Posted by Ashley Little on May 24, 2016

How Backlogs Can Send Your Business BackwardsLet’s discuss something called the butterfly effect for a moment. Aside from being a decently entertaining Ashton Kutcher-led mid-2000s film, it is an actual offshoot of chaos theory that theorizes that, in short, even the smallest action can have exponentially large effects. For example: the flapping of a butterfly’s wings in the rainforest could cause minor changes in wind pattern that could theoretically affect the course of a hurricane some time later, halfway around the world.

It sounds wild, but consider something a little closer to home for most people in charge of joint use: a seemingly measly neglected request to attach or detach.

One unanswered or lagging request has the uncanny tendency to snowball into a landslide of backlogged work, especially if the process or manpower needed to take care of the issue is not present.

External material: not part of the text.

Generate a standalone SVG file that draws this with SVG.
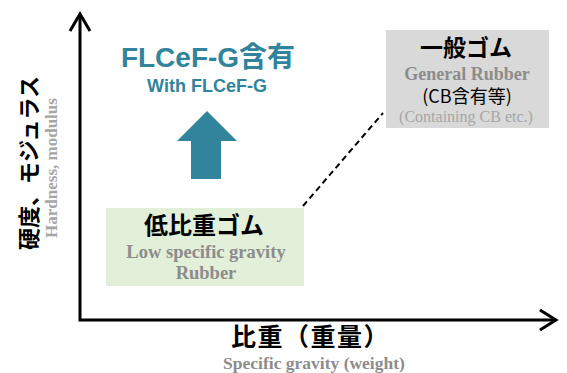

It is called chaos theory for a reason—because when left to its own devices, a few unexpected things can happen:

Backlogged requests lead to backlogged information…

Think of backlogged information as a side effect of backlogged requests. Not only does work build up, but often owing to a lack of time and organization, so does unused and un-updated information about assets in the field. Attachments end up being hung anyway, without consent, as attachers tire of waiting. Transfers may happen, but the home office may not record them, leading to discrepancies between records and reality in the field. A general lack of accurate data begins to pervade—something only good field asset management processes can solve.

…which can lead to duplication of engineering efforts….

We have found that redundancy is often common in the field—cable being laid multiple times in the same spot because no one has a record of what has already been done. In one particularly memorable example, one company sent technicians into the field to place fiber, and a crewmember happened to remember having gone to that very spot to do the same work in the past. He reported the redundancy, saving the installing company tens of thousands of dollars and prompting an investigation. Upon further digging (likely literally and figuratively), the company found that the same job had somehow, incredibly, been done twelve times previously. A lack of records and adequate follow-through in field asset management procedures drove the insanity. The bottom line: engineers that are busy re-re-re-installing equipment are not engineers that can be doing something more constructive.

…which can result in stalled growth.

If an organization’s staff is in the field repeating jobs time and again, the company will likely be slow to realize new opportunities, and new installations will be slow to evolve. In this way, general lack of organization and adequate field asset management can stall a company’s ability to grow and expand—at least as quickly or efficiently as it might like.


And that is how a few missed communications can turn into a landslide of backlogs and, eventually, into lost opportunity for growth. One joint use domino colliding with the next to create a joint use "butterfly effect" that can have major business impact.